▸ The task
Repeat the lines below exactly as they appear, but leave out the images.

▸ Information provided
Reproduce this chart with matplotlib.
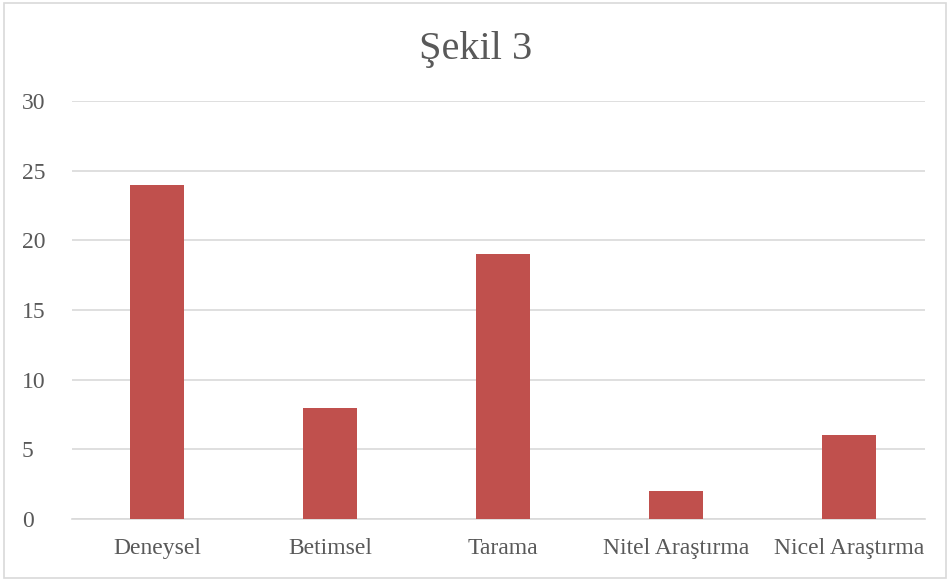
import matplotlib
matplotlib.use("Agg")
import matplotlib.pyplot as plt
from matplotlib.patches import Rectangle

categories = ["Deneysel", "Betimsel", "Tarama", "Nitel Araştırma", "Nicel Araştırma"]
values = [24, 8, 19, 2, 6]
yticks = [0, 5, 10, 15, 20, 25, 30]
title = "Şekil 3"

plt.rcParams['font.family'] = ['Liberation Serif', 'DejaVu Serif']

fig = plt.figure(figsize=(9.52, 5.81), dpi=100)
fig.patches.append(Rectangle((4/952, 3/581), 942/952, 575/581, transform=fig.transFigure,
                             fill=False, edgecolor="#D9D9D9", linewidth=1.2))

ax = fig.add_axes([72/952, 1 - 519/581, 853/952, 418/581])
x = range(len(categories))
ax.bar(x, values, width=0.312, color="#C0504D", zorder=3)
ax.set_xlim(-0.491, 4.439)
ax.set_ylim(0, 30)
ax.set_yticks(yticks)
ax.set_xticks(list(x))
ax.set_xticklabels(categories)
ax.yaxis.grid(True, color="#D9D9D9", linewidth=1.2, zorder=0)
for s in ["top", "right", "left"]:
    ax.spines[s].set_visible(False)
ax.spines["bottom"].set_color("#D9D9D9")
ax.spines["bottom"].set_linewidth(1.2)
ax.tick_params(axis="both", length=0, labelsize=17, colors="#595959")
ax.tick_params(axis="x", pad=14)
ax.tick_params(axis="y", pad=36)
for lab in ax.get_yticklabels():
    lab.set_horizontalalignment("left")

fig.text(0.5, 1 - 50/581, title, ha="center", va="center", fontsize=29, color="#595959")

fig.savefig("out.png", dpi=100)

▸ Complete response
Reproduce this chart with matplotlib.
import matplotlib
matplotlib.use("Agg")
import matplotlib.pyplot as plt
from matplotlib.patches import Rectangle

categories = ["Deneysel", "Betimsel", "Tarama", "Nitel Araştırma", "Nicel Araştırma"]
values = [24, 8, 19, 2, 6]
yticks = [0, 5, 10, 15, 20, 25, 30]
title = "Şekil 3"

plt.rcParams['font.family'] = ['Liberation Serif', 'DejaVu Serif']

fig = plt.figure(figsize=(9.52, 5.81), dpi=100)
fig.patches.append(Rectangle((4/952, 3/581), 942/952, 575/581, transform=fig.transFigure,
                             fill=False, edgecolor="#D9D9D9", linewidth=1.2))

ax = fig.add_axes([72/952, 1 - 519/581, 853/952, 418/581])
x = range(len(categories))
ax.bar(x, values, width=0.312, color="#C0504D", zorder=3)
ax.set_xlim(-0.491, 4.439)
ax.set_ylim(0, 30)
ax.set_yticks(yticks)
ax.set_xticks(list(x))
ax.set_xticklabels(categories)
ax.yaxis.grid(True, color="#D9D9D9", linewidth=1.2, zorder=0)
for s in ["top", "right", "left"]:
    ax.spines[s].set_visible(False)
ax.spines["bottom"].set_color("#D9D9D9")
ax.spines["bottom"].set_linewidth(1.2)
ax.tick_params(axis="both", length=0, labelsize=17, colors="#595959")
ax.tick_params(axis="x", pad=14)
ax.tick_params(axis="y", pad=36)
for lab in ax.get_yticklabels():
    lab.set_horizontalalignment("left")

fig.text(0.5, 1 - 50/581, title, ha="center", va="center", fontsize=29, color="#595959")

fig.savefig("out.png", dpi=100)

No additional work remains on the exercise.